2. catnip - 12 March 2011
Madman in the Marketplace - 12 March 2011

I see on MSNBC this morning there actually was an explosion, but they’re still claiming that “inner containment” wasn’t breached.

Scary …

marisacat - 12 March 2011

The US seems loathe to show the picture of the reactor with the walls blown off. Daily Mail of course published it.. and it is NOT reassuring.

The core is left with a metal skeleton, what sat under the walls that were blown off.

KGO raged for hours last night, on nuclear. Two hosts pushing for it… one fully against it.

I think this absolutely will kill all this hoopla about buidling new reactors in Cali. For which I am thankful. The MOST troubling, the single mosst worrisome aspect of it (for me anyway), is:

the nuclear industry – and their paid shills – denies fully and at all times any problems.

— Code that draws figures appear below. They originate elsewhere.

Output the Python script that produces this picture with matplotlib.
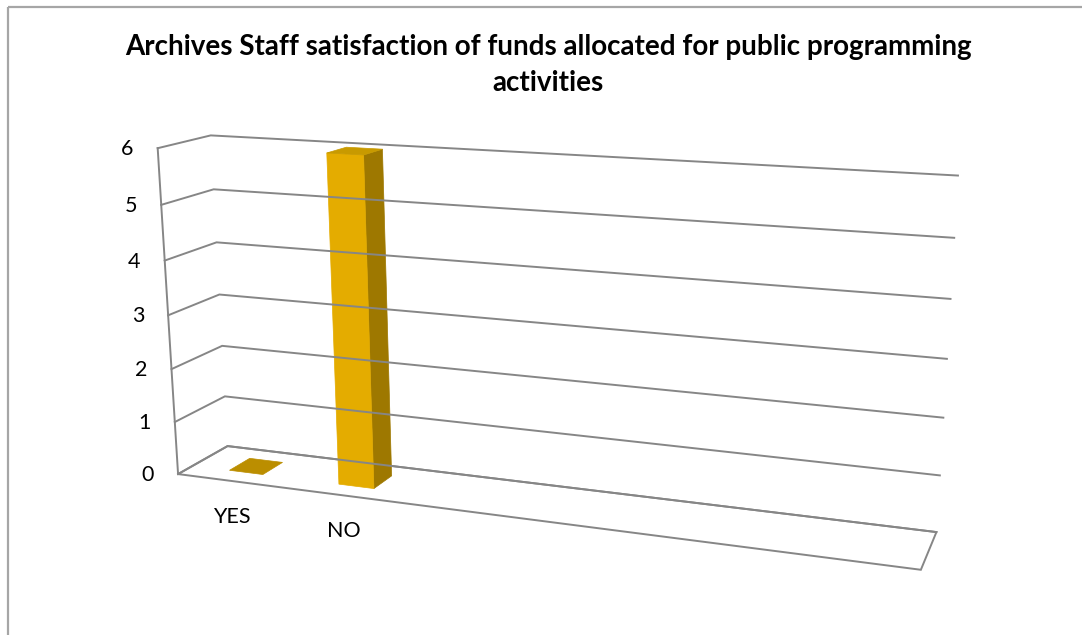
import numpy as np
import matplotlib
matplotlib.use("Agg")
import matplotlib.pyplot as plt
from matplotlib.patches import Polygon, Rectangle

# ---- data ----
categories = ["YES", "NO"]
values = [0, 6]
y_ticks = [0, 1, 2, 3, 4, 5, 6]
title = "Archives Staff satisfaction of funds allocated for public programming\nactivities"

# ---- layout ----
W, H = 1082, 635
n_slots = 6            # category slots along the floor
bar_frac = 0.31        # bar width as a fraction of a slot
bar_depth = 0.42       # bar depth as a fraction of the floor depth
y_max = 6

# screen anchors of the 3D box, (u, value, depth) -> pixel; depth 0 = front, 1 = back
anchors = [
    ((0, 0, 1), (228, 446)), ((0, 1, 1), (225, 397)), ((0, 2, 1), (222, 346)),
    ((0, 3, 1), (219, 294)), ((0, 4, 1), (217, 243)), ((0, 5, 1), (213, 189)),
    ((0, 6, 1), (211, 135)),
    ((1, 0, 1), (936, 532)), ((1, 1, 1), (940, 475)), ((1, 2, 1), (944, 417)),
    ((1, 3, 1), (947, 360)), ((1, 4, 1), (950, 299)), ((1, 5, 1), (954, 238)),
    ((1, 6, 1), (958, 175)),
    ((0, 0, 0), (177, 474)), ((0, 1, 0), (175, 421)), ((0, 2, 0), (172, 370)),
    ((0, 3, 0), (168, 314)), ((0, 4, 0), (165, 262)), ((0, 5, 0), (162, 205)),
    ((0, 6, 0), (157, 148)),
    ((1, 0, 0), (921, 570)),
]


def fit_projection(pairs):
    rows = []
    for (X, Y, Z), (x, y) in pairs:
        Y = Y / y_max
        rows.append([X, Y, Z, 1, 0, 0, 0, 0, -x * X, -x * Y, -x * Z, -x])
        rows.append([0, 0, 0, 0, X, Y, Z, 1, -y * X, -y * Y, -y * Z, -y])
    _, _, vt = np.linalg.svd(np.array(rows, float))
    return vt[-1].reshape(3, 4)


P = fit_projection(anchors)


def proj(u, v, w):
    p = P @ np.array([u, v / y_max, w, 1.0])
    return p[0] / p[2], p[1] / p[2]


fig = plt.figure(figsize=(W / 100, H / 100), dpi=100)
ax = fig.add_axes([0, 0, 1, 1])
ax.set_xlim(0, W)
ax.set_ylim(H, 0)
ax.axis("off")

font = "Lato"
grid_c = "#868686"
grid_lw = 1.4

# outer frame
ax.add_patch(Rectangle((7.5, 6.5), W + 20, H + 20, fill=False,
                       edgecolor="#a6a6a6", lw=1.6))

# back wall and side wall gridlines
for t in y_ticks:
    x0, y0 = proj(0, t, 0)
    x1, y1 = proj(0, t, 1)
    x2, y2 = proj(1, t, 1)
    ax.plot([x0, x1, x2], [y0, y1, y2], color=grid_c, lw=grid_lw,
            solid_joinstyle="miter")
    ax.text(x0 - 24, y0 + 1, str(t), ha="right", va="center",
            fontsize=15.5, family=font, color="#000000")

# side wall front edge
xa, ya = proj(0, 0, 0)
xb, yb = proj(0, y_max, 0)
ax.plot([xa, xb], [ya, yb], color=grid_c, lw=grid_lw)

# floor outline
floor = [proj(0, 0, 0), proj(1, 0, 0), proj(1, 0, 1), proj(0, 0, 1)]
ax.add_patch(Polygon(floor, closed=True, fill=False, edgecolor=grid_c,
                     lw=grid_lw, joinstyle="miter"))

front_c = "#e4ac00"
side_c = "#9e7800"
top_c = "#c89a00"
flat_c = "#bb8e00"

w0 = 0.5 - bar_depth / 2
w1 = 0.5 + bar_depth / 2
for i, (cat, val) in enumerate(zip(categories, values)):
    uc = (i + 0.5) / n_slots
    hw = bar_frac / n_slots / 2
    u0, u1 = uc - hw, uc + hw
    if val > 0:
        front = [proj(u0, 0, w0), proj(u1, 0, w0), proj(u1, val, w0), proj(u0, val, w0)]
        side = [proj(u1, 0, w0), proj(u1, 0, w1), proj(u1, val, w1), proj(u1, val, w0)]
        top = [proj(u0, val, w0), proj(u1, val, w0), proj(u1, val, w1), proj(u0, val, w1)]
        ax.add_patch(Polygon(side, closed=True, facecolor=side_c, edgecolor=side_c, lw=0.5))
        ax.add_patch(Polygon(front, closed=True, facecolor=front_c, edgecolor=front_c, lw=0.5))
        ax.add_patch(Polygon(top, closed=True, facecolor=top_c, edgecolor=top_c, lw=0.5))
    else:
        top = [proj(u0, 0, w0), proj(u1, 0, w0), proj(u1, 0, w1), proj(u0, 0, w1)]
        ax.add_patch(Polygon(top, closed=True, facecolor=flat_c, edgecolor=flat_c, lw=0.5))
    lx, ly = proj(uc, 0, 0)
    ax.text(lx, ly + 36, cat, ha="center", va="center", fontsize=15.5,
            family=font, color="#000000")

ax.text(548, 65, title, ha="center", va="center", fontsize=20,
        family=font, weight="bold", linespacing=1.5, color="#000000")

fig.savefig("out.png", dpi=100)
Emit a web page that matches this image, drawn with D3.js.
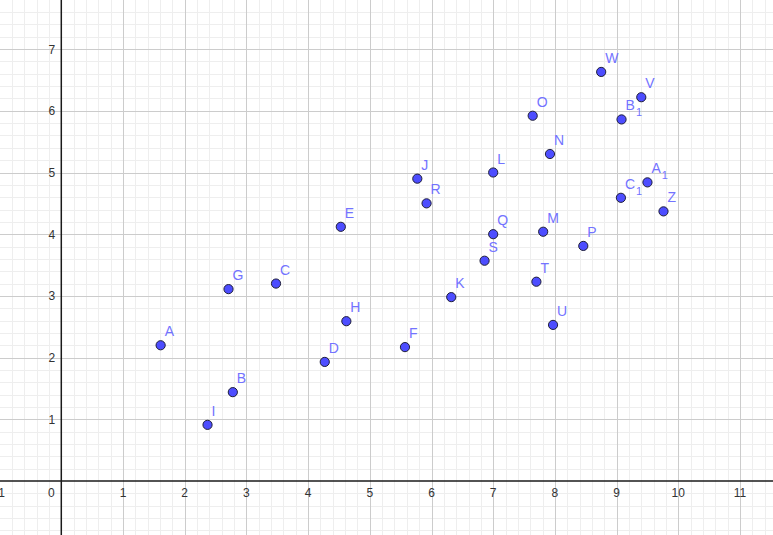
<!DOCTYPE html>
<html>
<head>
<meta charset="utf-8">
<script src="https://cdn.jsdelivr.net/npm/d3@7"></script>
<style>
  html, body { margin: 0; padding: 0; background: #fff; }
  svg { display: block; }
</style>
</head>
<body>
<svg id="chart" width="773" height="535"></svg>
<script>
// Point names (base letter + optional subscript)
const pointNames = ["A","B","C","D","E","F","G","H","I","J","K","L","M","N","O","P","Q","R","S","T","U","V","W","Z","A1","B1","C1"];
const xValues = [1.61, 2.78, 3.48, 4.27, 4.53, 5.57, 2.71, 4.62, 2.37, 5.77, 6.32, 7.0, 7.81, 7.92, 7.64, 8.46, 7.0, 5.92, 6.86, 7.70, 7.97, 9.40, 8.75, 9.76, 9.50, 9.08, 9.07];
const yValues = [2.20, 1.44, 3.20, 1.93, 4.12, 2.17, 3.11, 2.59, 0.91, 4.90, 2.98, 5.0, 4.04, 5.30, 5.92, 3.81, 4.0, 4.50, 3.57, 3.23, 2.53, 6.22, 6.63, 4.37, 4.84, 5.86, 4.59];
const xTicks = [-1, 0, 1, 2, 3, 4, 5, 6, 7, 8, 9, 10, 11];
const yTicks = [1, 2, 3, 4, 5, 6, 7];

const W = 773, H = 535;
const unit = 61.7;
const originX = 61.3, originY = 481;

const x = d3.scaleLinear().domain([-originX / unit, (W - originX) / unit]).range([0, W]);
const y = d3.scaleLinear().domain([-(H - originY) / unit, originY / unit]).range([H, 0]);

const svg = d3.select("#chart");

// minor grid
const minorX = d3.range(Math.ceil(x.domain()[0] * 5), Math.floor(x.domain()[1] * 5) + 1).map(v => v / 5);
const minorY = d3.range(Math.ceil(y.domain()[0] * 5), Math.floor(y.domain()[1] * 5) + 1).map(v => v / 5);

svg.append("g").selectAll("line").data(minorX.filter(v => Math.abs(v - Math.round(v)) > 1e-9))
  .join("line")
  .attr("x1", d => Math.round(x(d)) + 0.5).attr("x2", d => Math.round(x(d)) + 0.5)
  .attr("y1", 0).attr("y2", H)
  .attr("stroke", "#eeeeee").attr("stroke-width", 1);
svg.append("g").selectAll("line").data(minorY.filter(v => Math.abs(v - Math.round(v)) > 1e-9))
  .join("line")
  .attr("y1", d => Math.round(y(d)) + 0.5).attr("y2", d => Math.round(y(d)) + 0.5)
  .attr("x1", 0).attr("x2", W)
  .attr("stroke", "#eeeeee").attr("stroke-width", 1);

// major grid
const majorX = d3.range(Math.ceil(x.domain()[0]), Math.floor(x.domain()[1]) + 1).filter(v => v !== 0);
const majorY = d3.range(Math.ceil(y.domain()[0]), Math.floor(y.domain()[1]) + 1).filter(v => v !== 0);
svg.append("g").selectAll("line").data(majorX).join("line")
  .attr("x1", d => Math.round(x(d)) + 0.5).attr("x2", d => Math.round(x(d)) + 0.5)
  .attr("y1", 0).attr("y2", H)
  .attr("stroke", "#cccccc").attr("stroke-width", 1);
svg.append("g").selectAll("line").data(majorY).join("line")
  .attr("y1", d => Math.round(y(d)) + 0.5).attr("y2", d => Math.round(y(d)) + 0.5)
  .attr("x1", 0).attr("x2", W)
  .attr("stroke", "#cccccc").attr("stroke-width", 1);

// axes
svg.append("line").attr("x1", 0).attr("x2", W).attr("y1", y(0)).attr("y2", y(0))
  .attr("stroke", "#1a1a1a").attr("stroke-width", 1.5);
svg.append("line").attr("y1", 0).attr("y2", H).attr("x1", x(0)).attr("x2", x(0))
  .attr("stroke", "#1a1a1a").attr("stroke-width", 1.5);

// tick labels
const tickFont = "Arial, 'Liberation Sans', sans-serif";
svg.append("g").selectAll("text").data(xTicks).join("text")
  .attr("x", d => d === 0 ? x(0) - 10 : x(d))
  .attr("y", y(0) + 16)
  .attr("text-anchor", "middle")
  .attr("font-family", tickFont).attr("font-size", 12).attr("fill", "#333")
  .text(d => d);
svg.append("g").selectAll("text").data(yTicks).join("text")
  .attr("x", x(0) - 6)
  .attr("y", d => y(d) + 4.5)
  .attr("text-anchor", "end")
  .attr("font-family", tickFont).attr("font-size", 12).attr("fill", "#333")
  .text(d => d);

// points
const pts = pointNames.map((n, i) => ({ name: n, x: xValues[i], y: yValues[i] }));
svg.append("g").selectAll("circle").data(pts).join("circle")
  .attr("cx", d => x(d.x)).attr("cy", d => y(d.y)).attr("r", 4.6)
  .attr("fill", "#4d4dff").attr("stroke", "#1f1f3a").attr("stroke-width", 1);

// labels
const lbl = svg.append("g").selectAll("text").data(pts).join("text")
  .attr("x", d => x(d.x) + 4)
  .attr("y", d => y(d.y) - 9)
  .attr("font-family", tickFont).attr("font-size", 14).attr("fill", "#7373ff");
lbl.append("tspan").text(d => d.name[0]);
lbl.filter(d => d.name.length > 1).append("tspan")
  .attr("dy", 6).attr("dx", 1).attr("font-size", 11)
  .text(d => d.name.slice(1));
</script>
</body>
</html>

PLUS the 4 reactors we do have, still have all of the radioactive garbage they have ever created, on site. AND they sit right along side faults. San Onofre is on the coast, right on it.

GMAFB.

AND that Fukushima is 40 year old construction. Hell.

Madman in the Marketplace - 12 March 2011

well, the Japanese do this stuff as well or better than anybody … if they couldn’t build enough redundancies in then no one can.

Building those plants in earthquake zones is nuts.

marisacat - 12 March 2011

I don’t think you can build a safe nuclear reactor, you just cannot. To say nothing of the waste issues.

Madman in the Marketplace - 12 March 2011

true … I guess “safer” would be the argument they would make.

to me, the risks outweigh the rewards.

marisacat - 12 March 2011

No they make the argument of “safe”.

NO qualifications. Which is what really pisses me off.

AND only ONE of our reactors has drained off the waste (from the original storage containers) and stores it on site in supposedly “quake proof” underground containers.

GMAFB.

mattes - 12 March 2011

Stupidly once I lived close to a nuclear plant.

For several weeks they let steam out at night one summer, you could hear it. I was assured there was no problem, now the plant is closed.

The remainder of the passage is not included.